[BEGIN Source material]
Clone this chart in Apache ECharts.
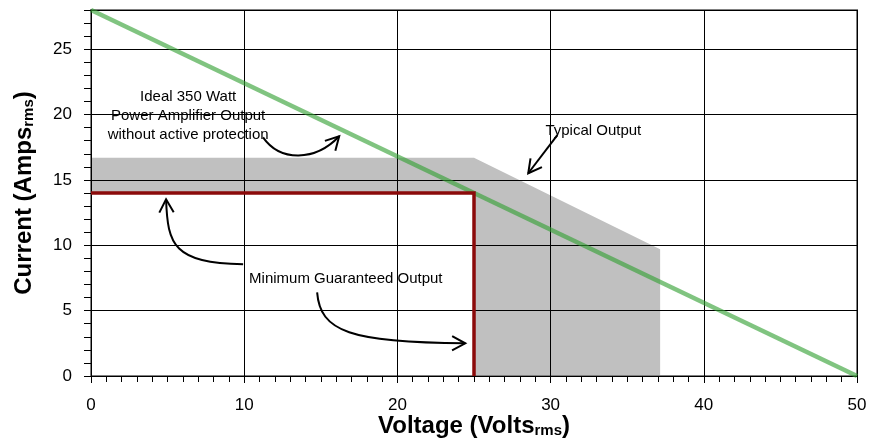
<!DOCTYPE html>
<html><head><meta charset="utf-8">
<script src="https://cdn.jsdelivr.net/npm/echarts@6/dist/echarts.min.js"></script>
<style>html,body{margin:0;padding:0;background:#fff}#c{width:872px;height:445px}</style>
</head><body><div id="c"></div>
<script>
// ---- data ----
const xTicks = [0, 10, 20, 30, 40, 50];
const yTicks = [0, 5, 10, 15, 20, 25];
const yMax = 28;
// Ideal 350 W amplifier output (straight line)
const idealV = [0, 50];
const idealI = [28, 0];
// Minimum guaranteed output (red)
const minV = [0, 25, 25];
const minI = [14, 14, 0];
// Typical output region (gray polygon)
const typV = [0, 25, 37.15, 37.15, 25, 25, 0];
const typI = [16.7, 16.7, 9.7, 0, 0, 14, 14];
// annotations (data units)
const noteIdeal = { text: 'Ideal 350 Watt\nPower Amplifier Output\nwithout active protection', at: [6.34, 19.87] };
const noteTyp = { text: 'Typical Output', at: [32.79, 18.78] };
const noteMin = { text: 'Minimum Guaranteed Output', at: [10.32, 7.4] };
const arrowIdeal = [[11.23, 18.26], [12.34, 16.4], [14.63, 16.4], [16.2, 18.34]];
const arrowTyp = [[30.44, 18.42], [28.54, 15.51]];
const arrowMinUp = [[9.93, 8.55], [5.4, 8.65], [5.0, 10.0], [4.9, 13.52]];
const arrowMinRight = [[14.76, 6.4], [14.96, 3.4], [16.92, 2.55], [24.43, 2.5]];

const FONT = 'Liberation Sans, Arial, sans-serif';
const chart = echarts.init(document.getElementById('c'), null, { renderer: 'canvas' });

const pair = (xs, ys) => xs.map((v, i) => [v, ys[i]]);

const option = {
  animation: false,
  backgroundColor: '#fff',
  grid: { left: 91, right: 15, top: 10, bottom: 69, show: true, borderColor: '#808080', borderWidth: 2, backgroundColor: 'transparent', containLabel: false, outerBoundsMode: 'none' },
  xAxis: {
    type: 'value', min: xTicks[0], max: xTicks[xTicks.length - 1], interval: xTicks[1] - xTicks[0],
    name: '{b|Voltage (Volts}{s|rms}{b|)}', nameLocation: 'middle', nameGap: 38, nameMoveOverlap: false,
    nameTextStyle: { color: '#000', fontFamily: FONT, rich: {
      b: { fontSize: 24, fontWeight: 'bold', fontFamily: FONT, color: '#000' },
      s: { fontSize: 15, fontWeight: 'bold', fontFamily: FONT, color: '#000', verticalAlign: 'bottom' } } },
    axisLine: { show: true, lineStyle: { color: '#000', width: 1 } },
    axisTick: { show: true, length: 7, lineStyle: { color: '#000' } },
    minorTick: { show: true, splitNumber: 10, length: 6, lineStyle: { color: '#000' } },
    axisLabel: { color: '#000', fontFamily: FONT, fontSize: 17, margin: 21 },
    splitLine: { show: true, lineStyle: { color: '#000', width: 1 } },
    minorSplitLine: { show: false }
  },
  yAxis: [{
    type: 'value', min: yTicks[0], max: yMax, interval: yTicks[1] - yTicks[0],
    name: '{b|Current (Amps}{s|rms}{b|)}', nameLocation: 'middle', nameGap: 55, nameMoveOverlap: false,
    nameTextStyle: { color: '#000', fontFamily: FONT, rich: {
      b: { fontSize: 24, fontWeight: 'bold', fontFamily: FONT, color: '#000' },
      s: { fontSize: 15, fontWeight: 'bold', fontFamily: FONT, color: '#000', verticalAlign: 'bottom' } } },
    axisLine: { show: true, lineStyle: { color: '#000', width: 1 } },
    axisTick: { show: false },
    axisLabel: { color: '#000', fontFamily: FONT, fontSize: 17, margin: 19, showMaxLabel: false,
      formatter: v => (yTicks.indexOf(v) >= 0 ? String(v) : '') },
    splitLine: { show: true, lineStyle: { color: '#000', width: 1 } }
  }, {
    type: 'value', min: yTicks[0], max: yMax, interval: 1, position: 'left',
    axisLine: { show: false }, axisLabel: { show: false }, splitLine: { show: false },
    axisTick: { show: true, length: 7, lineStyle: { color: '#000' } }
  }],
  series: [
    {
      type: 'custom', z: -1, xAxisIndex: 0, yAxisIndex: 0,
      data: pair(typV, typI),
      renderItem: (params, api) => {
        if (params.dataIndex !== 0) return null;
        const pts = typV.map((v, i) => api.coord([v, typI[i]]));
        return { type: 'polygon', shape: { points: pts }, style: { fill: '#c0c0c0', stroke: null } };
      },
      silent: true
    },
    {
      type: 'line', data: pair(idealV, idealI), showSymbol: false, symbol: 'none',
      lineStyle: { color: 'rgba(50,160,50,0.62)', width: 4.5 }, z: 3
    },
    {
      type: 'line', data: pair(minV, minI), showSymbol: false, symbol: 'none',
      lineStyle: { color: '#8b0a0a', width: 3.5, join: 'miter' }, z: 4
    }
  ]
};
chart.setOption(option);

// ---- annotations ----
const px = d => chart.convertToPixel({ seriesIndex: 1 }, d);
const els = [];
const LW = 2;
function arrowHead(tip, from) {
  const ang = Math.atan2(tip[1] - from[1], tip[0] - from[0]);
  const L = 15, a = 0.5;
  const p1 = [tip[0] - L * Math.cos(ang - a), tip[1] - L * Math.sin(ang - a)];
  const p2 = [tip[0] - L * Math.cos(ang + a), tip[1] - L * Math.sin(ang + a)];
  els.push({ type: 'polyline', z: 100, shape: { points: [p1, tip, p2] }, style: { stroke: '#000', lineWidth: LW, fill: null } });
}
function bez(pts) {
  const p = pts.map(px);
  els.push({ type: 'bezierCurve', z: 100, shape: { x1: p[0][0], y1: p[0][1], cpx1: p[1][0], cpy1: p[1][1], cpx2: p[2][0], cpy2: p[2][1], x2: p[3][0], y2: p[3][1] },
    style: { stroke: '#000', lineWidth: LW, fill: null } });
  arrowHead(p[3], p[2]);
}
function straight(pts) {
  const p = pts.map(px);
  els.push({ type: 'line', z: 100, shape: { x1: p[0][0], y1: p[0][1], x2: p[1][0], y2: p[1][1] }, style: { stroke: '#000', lineWidth: LW } });
  arrowHead(p[1], p[0]);
}
function note(n, align) {
  const p = px(n.at);
  els.push({ type: 'text', z: 100, x: p[0], y: p[1], style: { text: n.text, fontSize: 15, fontFamily: FONT, fill: '#000', align: align, verticalAlign: 'middle', lineHeight: 19 } });
}
bez(arrowIdeal);
straight(arrowTyp);
bez(arrowMinUp);
bez(arrowMinRight);
note(noteIdeal, 'center');
note(noteTyp, 'center');
note(noteMin, 'left');
chart.setOption({ graphic: { elements: els } });
</script>
</body></html>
[END Source material]
What is needed — Exclude the pictures, and transcribe all of the material exactly.

Exercise result —
Clone this chart in Apache ECharts.
<!DOCTYPE html>
<html><head><meta charset="utf-8">
<script src="https://cdn.jsdelivr.net/npm/echarts@6/dist/echarts.min.js"></script>
<style>html,body{margin:0;padding:0;background:#fff}#c{width:872px;height:445px}</style>
</head><body><div id="c"></div>
<script>
// ---- data ----
const xTicks = [0, 10, 20, 30, 40, 50];
const yTicks = [0, 5, 10, 15, 20, 25];
const yMax = 28;
// Ideal 350 W amplifier output (straight line)
const idealV = [0, 50];
const idealI = [28, 0];
// Minimum guaranteed output (red)
const minV = [0, 25, 25];
const minI = [14, 14, 0];
// Typical output region (gray polygon)
const typV = [0, 25, 37.15, 37.15, 25, 25, 0];
const typI = [16.7, 16.7, 9.7, 0, 0, 14, 14];
// annotations (data units)
const noteIdeal = { text: 'Ideal 350 Watt\nPower Amplifier Output\nwithout active protection', at: [6.34, 19.87] };
const noteTyp = { text: 'Typical Output', at: [32.79, 18.78] };
const noteMin = { text: 'Minimum Guaranteed Output', at: [10.32, 7.4] };
const arrowIdeal = [[11.23, 18.26], [12.34, 16.4], [14.63, 16.4], [16.2, 18.34]];
const arrowTyp = [[30.44, 18.42], [28.54, 15.51]];
const arrowMinUp = [[9.93, 8.55], [5.4, 8.65], [5.0, 10.0], [4.9, 13.52]];
const arrowMinRight = [[14.76, 6.4], [14.96, 3.4], [16.92, 2.55], [24.43, 2.5]];

const FONT = 'Liberation Sans, Arial, sans-serif';
const chart = echarts.init(document.getElementById('c'), null, { renderer: 'canvas' });

const pair = (xs, ys) => xs.map((v, i) => [v, ys[i]]);

const option = {
  animation: false,
  backgroundColor: '#fff',
  grid: { left: 91, right: 15, top: 10, bottom: 69, show: true, borderColor: '#808080', borderWidth: 2, backgroundColor: 'transparent', containLabel: false, outerBoundsMode: 'none' },
  xAxis: {
    type: 'value', min: xTicks[0], max: xTicks[xTicks.length - 1], interval: xTicks[1] - xTicks[0],
    name: '{b|Voltage (Volts}{s|rms}{b|)}', nameLocation: 'middle', nameGap: 38, nameMoveOverlap: false,
    nameTextStyle: { color: '#000', fontFamily: FONT, rich: {
      b: { fontSize: 24, fontWeight: 'bold', fontFamily: FONT, color: '#000' },
      s: { fontSize: 15, fontWeight: 'bold', fontFamily: FONT, color: '#000', verticalAlign: 'bottom' } } },
    axisLine: { show: true, lineStyle: { color: '#000', width: 1 } },
    axisTick: { show: true, length: 7, lineStyle: { color: '#000' } },
    minorTick: { show: true, splitNumber: 10, length: 6, lineStyle: { color: '#000' } },
    axisLabel: { color: '#000', fontFamily: FONT, fontSize: 17, margin: 21 },
    splitLine: { show: true, lineStyle: { color: '#000', width: 1 } },
    minorSplitLine: { show: false }
  },
  yAxis: [{
    type: 'value', min: yTicks[0], max: yMax, interval: yTicks[1] - yTicks[0],
    name: '{b|Current (Amps}{s|rms}{b|)}', nameLocation: 'middle', nameGap: 55, nameMoveOverlap: false,
    nameTextStyle: { color: '#000', fontFamily: FONT, rich: {
      b: { fontSize: 24, fontWeight: 'bold', fontFamily: FONT, color: '#000' },
      s: { fontSize: 15, fontWeight: 'bold', fontFamily: FONT, color: '#000', verticalAlign: 'bottom' } } },
    axisLine: { show: true, lineStyle: { color: '#000', width: 1 } },
    axisTick: { show: false },
    axisLabel: { color: '#000', fontFamily: FONT, fontSize: 17, margin: 19, showMaxLabel: false,
      formatter: v => (yTicks.indexOf(v) >= 0 ? String(v) : '') },
    splitLine: { show: true, lineStyle: { color: '#000', width: 1 } }
  }, {
    type: 'value', min: yTicks[0], max: yMax, interval: 1, position: 'left',
    axisLine: { show: false }, axisLabel: { show: false }, splitLine: { show: false },
    axisTick: { show: true, length: 7, lineStyle: { color: '#000' } }
  }],
  series: [
    {
      type: 'custom', z: -1, xAxisIndex: 0, yAxisIndex: 0,
      data: pair(typV, typI),
      renderItem: (params, api) => {
        if (params.dataIndex !== 0) return null;
        const pts = typV.map((v, i) => api.coord([v, typI[i]]));
        return { type: 'polygon', shape: { points: pts }, style: { fill: '#c0c0c0', stroke: null } };
      },
      silent: true
    },
    {
      type: 'line', data: pair(idealV, idealI), showSymbol: false, symbol: 'none',
      lineStyle: { color: 'rgba(50,160,50,0.62)', width: 4.5 }, z: 3
    },
    {
      type: 'line', data: pair(minV, minI), showSymbol: false, symbol: 'none',
      lineStyle: { color: '#8b0a0a', width: 3.5, join: 'miter' }, z: 4
    }
  ]
};
chart.setOption(option);

// ---- annotations ----
const px = d => chart.convertToPixel({ seriesIndex: 1 }, d);
const els = [];
const LW = 2;
function arrowHead(tip, from) {
  const ang = Math.atan2(tip[1] - from[1], tip[0] - from[0]);
  const L = 15, a = 0.5;
  const p1 = [tip[0] - L * Math.cos(ang - a), tip[1] - L * Math.sin(ang - a)];
  const p2 = [tip[0] - L * Math.cos(ang + a), tip[1] - L * Math.sin(ang + a)];
  els.push({ type: 'polyline', z: 100, shape: { points: [p1, tip, p2] }, style: { stroke: '#000', lineWidth: LW, fill: null } });
}
function bez(pts) {
  const p = pts.map(px);
  els.push({ type: 'bezierCurve', z: 100, shape: { x1: p[0][0], y1: p[0][1], cpx1: p[1][0], cpy1: p[1][1], cpx2: p[2][0], cpy2: p[2][1], x2: p[3][0], y2: p[3][1] },
    style: { stroke: '#000', lineWidth: LW, fill: null } });
  arrowHead(p[3], p[2]);
}
function straight(pts) {
  const p = pts.map(px);
  els.push({ type: 'line', z: 100, shape: { x1: p[0][0], y1: p[0][1], x2: p[1][0], y2: p[1][1] }, style: { stroke: '#000', lineWidth: LW } });
  arrowHead(p[1], p[0]);
}
function note(n, align) {
  const p = px(n.at);
  els.push({ type: 'text', z: 100, x: p[0], y: p[1], style: { text: n.text, fontSize: 15, fontFamily: FONT, fill: '#000', align: align, verticalAlign: 'middle', lineHeight: 19 } });
}
bez(arrowIdeal);
straight(arrowTyp);
bez(arrowMinUp);
bez(arrowMinRight);
note(noteIdeal, 'center');
note(noteTyp, 'center');
note(noteMin, 'left');
chart.setOption({ graphic: { elements: els } });
</script>
</body></html>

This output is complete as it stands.